Avec de l'entrainement, on ne remarque même plus qu'on le fait, tellement c'est simple.

Certains diront et là, je concède, que bien des jeunes ont du mal à trouver le verbe pour commencer avant même de poser la question. On peut à ce stade évidemment parler de la structure syntaxique, de groupe et de machin et j'en passe ou simplement dire au jeune: Qui fait quoi dans la phrase? Ou Qui est quoi? et lui faire comprendre que le «fait» dans cette question est l'action, le verbe. Par le sens du mot faire, le jeune normalement accède à la réalité du verbe naturellement pour la bonne raison qu'il a intégré qu'il fait lui-même plein de choses qui se désignent par tout un tas de mots.

On peut ensuite toujours, tranquillement, complexifier, une phrase, c'est normalement un GS puis un GV : quelqu'un ou quelque chose (sujet) fait quelque chose (GV) et construire doucement sur cette base une logique de la grammaire, plus syntaxique même, si on y tient. 
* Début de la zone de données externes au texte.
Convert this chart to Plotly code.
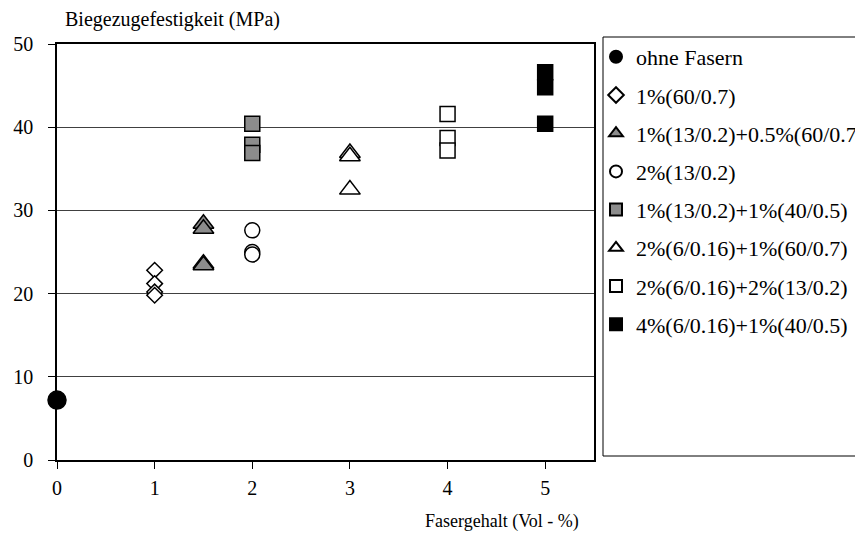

Car, bref, comme le disait Pépin, c'est après avoir examiné bien des détails et compris bien des petites choses en se posant des questions simples à partir de ce qu'il connaissait et accédait, que notre fameux Archimède a eu soudainement la vision globale et logique pour s'écrier:«Euréka!». La logique systémique complexe émerge tranquillement dans l'adolescence avec le développement de la capacité d'abstraction avec plein d'incohérences, d'essais et d'erreurs. Il faut même bien des années et beaucoup d'entrainement pour apprendre à bien saisir certaines représentations humaines. Ce n'est pas un donné instantané de l'enfance! Loin de là. Il serait temps qu'on en prenne conscience.


1 commentaire:

Le professeur masqué a dit…

Première secondaire. Programme enrichi. Activité difficile: on cherche à identifier des verbes, des GNs et des GNCD. Et si j'inverse le GNs, c'est la pagaille! Un sujet est toujours placé avant le verbe, voyons! Plus rigolo, dans la phrase «Je le frappe», le sujet est «le».

Et cette idée de parler de groupe sans entrer dans les détails. Ils en font des GNs+GV+CP au primaire, mais ils ne comprennent rien de ce qu'ils font. Alors, imagine quand ils lient des textes et cherchent à comprendre une phrase.

On veut en faire des linguistes. Moi qui croyais qu'ils devaient apprendre à lire et écrire.